Organisers have indicated that up to 10,000 spectators would be allowed at the Tokyo Olympic games, but have cautioned that if infection levels rise, the competition may be moved behind closed doors.
This announcement, made only weeks before the opening ceremony, puts an end to months of uncertainty over whether home fans will be allowed to attend the pandemic-affected games, which were postponed in March due to the epidemic.
“In light of the government’s restrictions on public events, the spectator limit for the Olympic Games will be set at 50 percent of venue capacity, up to a maximum of 10,000 people in all venues,” organisers said in a statement.
However, because Tokyo was under a COVID 19 state of emergency until Sunday, officials left open the prospect of a reversal if the virus resurfaced.
“If there should be a major dramatic change in the infection situation, we may need to revisit this matter amongst ourselves and we may need to consider the option of having no spectators in the venues,” Tokyo Governor Yuriko Koike said.

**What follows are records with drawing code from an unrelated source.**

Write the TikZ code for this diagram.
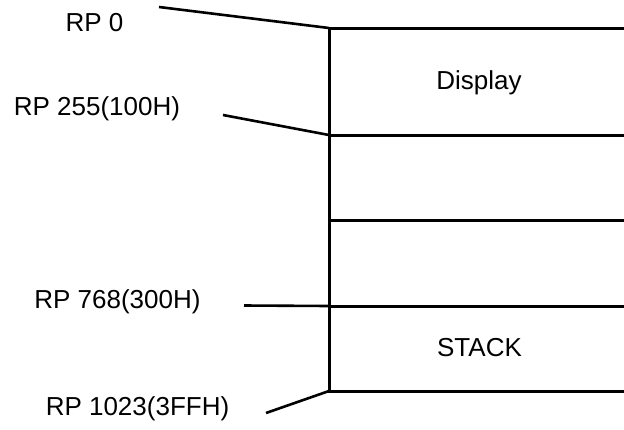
\documentclass[tikz,border=0pt]{standalone}
\usepackage{fontspec}
\setmainfont{Liberation Sans}
\begin{document}
\begin{tikzpicture}[x=1pt,y=-1pt,
  lbl/.style={anchor=base,inner sep=0pt,font=\fontsize{26}{31}\selectfont},
  wall/.style={line width=3pt},
  lead/.style={line width=2.6pt}]
\useasboundingbox (0,0) rectangle (624,429);
% memory map frame
\coordinate (t0) at (329,28);
\coordinate (t1) at (329,135);
\coordinate (t2) at (329,220);
\coordinate (t3) at (329,306);
\coordinate (t4) at (329,391);
\coordinate (r0) at (626,28);
\coordinate (r1) at (626,135);
\coordinate (r2) at (626,220);
\coordinate (r3) at (626,306);
\coordinate (r4) at (626,391);
\draw[wall] ([yshift=1.5pt]t0) -- ([yshift=-1.5pt]t4);
\foreach \i in {0,...,4} \draw[wall] (t\i) -- (r\i);
% block labels
\node[lbl] (disp) at (479,89) {Display};
\node[lbl] (stack) at (479.5,356) {STACK};
% address labels
\node[lbl] (rp0) at (94.5,31) {RP 0};
\node[lbl] (rp255) at (97,115) {RP 255(100H)};
\node[lbl] (rp768) at (117.5,308) {RP 768(300H)};
\node[lbl] (rp1023) at (137.5,415) {RP 1023(3FFH)};
% leader lines
\coordinate (l0) at (159,7);
\coordinate (l1) at (223,115);
\coordinate (l3) at (244,305.5);
\coordinate (l4) at (266,413);
\draw[lead] (l0) -- (t0);
\draw[lead] (l1) -- (t1);
\draw[lead] (l3) -- (t3);
\draw[lead] (l4) -- (t4);
\end{tikzpicture}
\end{document}
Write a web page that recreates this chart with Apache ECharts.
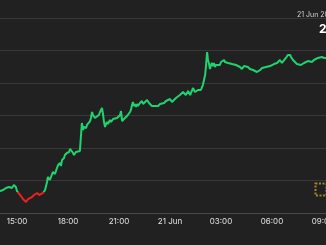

Senior medical professionals, including government advisers, have suggested that hosting the games behind closed doors would be “perfect” from a health standpoint.
They are concerned that large groups of fans could spark a fresh outbreak of diseases in a country that is still rushing to vaccinate its citizens. Negative virus testing are unlikely to be necessary, according to the organizers.
International Olympic Committee Chief, Thomas Bach, speaking before the announcement, said he was “absolutely sure that it will be a decision to best protect the Japanese people and all participants.”